■ INFORMATION PROVIDED
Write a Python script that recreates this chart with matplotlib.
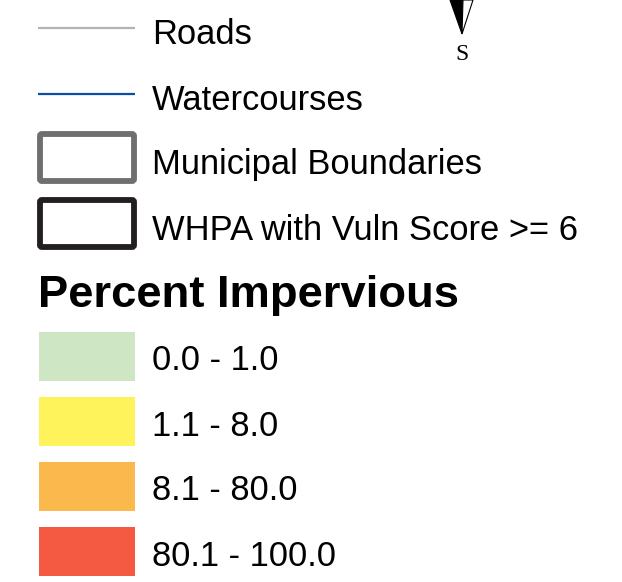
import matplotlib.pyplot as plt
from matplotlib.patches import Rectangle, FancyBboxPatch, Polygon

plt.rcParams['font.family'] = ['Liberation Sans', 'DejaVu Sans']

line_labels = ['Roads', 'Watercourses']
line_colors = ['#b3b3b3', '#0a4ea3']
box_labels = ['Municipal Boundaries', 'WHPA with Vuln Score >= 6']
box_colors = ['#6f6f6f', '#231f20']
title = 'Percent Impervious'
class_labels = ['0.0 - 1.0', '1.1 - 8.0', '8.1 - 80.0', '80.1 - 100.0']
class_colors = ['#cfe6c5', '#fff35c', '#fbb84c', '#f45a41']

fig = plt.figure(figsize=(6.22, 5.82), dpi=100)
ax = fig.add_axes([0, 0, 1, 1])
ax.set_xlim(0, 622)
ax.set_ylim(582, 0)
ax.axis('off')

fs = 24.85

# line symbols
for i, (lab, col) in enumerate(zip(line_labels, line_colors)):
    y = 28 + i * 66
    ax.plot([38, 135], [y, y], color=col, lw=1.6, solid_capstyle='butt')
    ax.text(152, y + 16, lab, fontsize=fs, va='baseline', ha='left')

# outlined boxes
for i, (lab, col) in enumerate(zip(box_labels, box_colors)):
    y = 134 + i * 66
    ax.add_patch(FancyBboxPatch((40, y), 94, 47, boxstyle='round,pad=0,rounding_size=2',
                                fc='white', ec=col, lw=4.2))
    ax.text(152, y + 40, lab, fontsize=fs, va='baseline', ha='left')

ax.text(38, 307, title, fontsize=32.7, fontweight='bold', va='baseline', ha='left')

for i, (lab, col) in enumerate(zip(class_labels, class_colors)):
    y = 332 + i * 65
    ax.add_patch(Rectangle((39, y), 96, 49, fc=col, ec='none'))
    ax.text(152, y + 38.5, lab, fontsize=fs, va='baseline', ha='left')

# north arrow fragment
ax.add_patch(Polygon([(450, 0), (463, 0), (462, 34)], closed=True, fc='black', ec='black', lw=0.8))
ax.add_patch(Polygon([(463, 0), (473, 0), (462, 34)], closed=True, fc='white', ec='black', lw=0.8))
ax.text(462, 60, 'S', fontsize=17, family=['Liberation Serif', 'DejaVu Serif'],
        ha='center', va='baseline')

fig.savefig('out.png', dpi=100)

■ PROBLEM TO SOLVE
Return each line exactly as written. Any picture gets left out.

■ RESULT
Write a Python script that recreates this chart with matplotlib.
import matplotlib.pyplot as plt
from matplotlib.patches import Rectangle, FancyBboxPatch, Polygon

plt.rcParams['font.family'] = ['Liberation Sans', 'DejaVu Sans']

line_labels = ['Roads', 'Watercourses']
line_colors = ['#b3b3b3', '#0a4ea3']
box_labels = ['Municipal Boundaries', 'WHPA with Vuln Score >= 6']
box_colors = ['#6f6f6f', '#231f20']
title = 'Percent Impervious'
class_labels = ['0.0 - 1.0', '1.1 - 8.0', '8.1 - 80.0', '80.1 - 100.0']
class_colors = ['#cfe6c5', '#fff35c', '#fbb84c', '#f45a41']

fig = plt.figure(figsize=(6.22, 5.82), dpi=100)
ax = fig.add_axes([0, 0, 1, 1])
ax.set_xlim(0, 622)
ax.set_ylim(582, 0)
ax.axis('off')

fs = 24.85

# line symbols
for i, (lab, col) in enumerate(zip(line_labels, line_colors)):
    y = 28 + i * 66
    ax.plot([38, 135], [y, y], color=col, lw=1.6, solid_capstyle='butt')
    ax.text(152, y + 16, lab, fontsize=fs, va='baseline', ha='left')

# outlined boxes
for i, (lab, col) in enumerate(zip(box_labels, box_colors)):
    y = 134 + i * 66
    ax.add_patch(FancyBboxPatch((40, y), 94, 47, boxstyle='round,pad=0,rounding_size=2',
                                fc='white', ec=col, lw=4.2))
    ax.text(152, y + 40, lab, fontsize=fs, va='baseline', ha='left')

ax.text(38, 307, title, fontsize=32.7, fontweight='bold', va='baseline', ha='left')

for i, (lab, col) in enumerate(zip(class_labels, class_colors)):
    y = 332 + i * 65
    ax.add_patch(Rectangle((39, y), 96, 49, fc=col, ec='none'))
    ax.text(152, y + 38.5, lab, fontsize=fs, va='baseline', ha='left')

# north arrow fragment
ax.add_patch(Polygon([(450, 0), (463, 0), (462, 34)], closed=True, fc='black', ec='black', lw=0.8))
ax.add_patch(Polygon([(463, 0), (473, 0), (462, 34)], closed=True, fc='white', ec='black', lw=0.8))
ax.text(462, 60, 'S', fontsize=17, family=['Liberation Serif', 'DejaVu Serif'],
        ha='center', va='baseline')

fig.savefig('out.png', dpi=100)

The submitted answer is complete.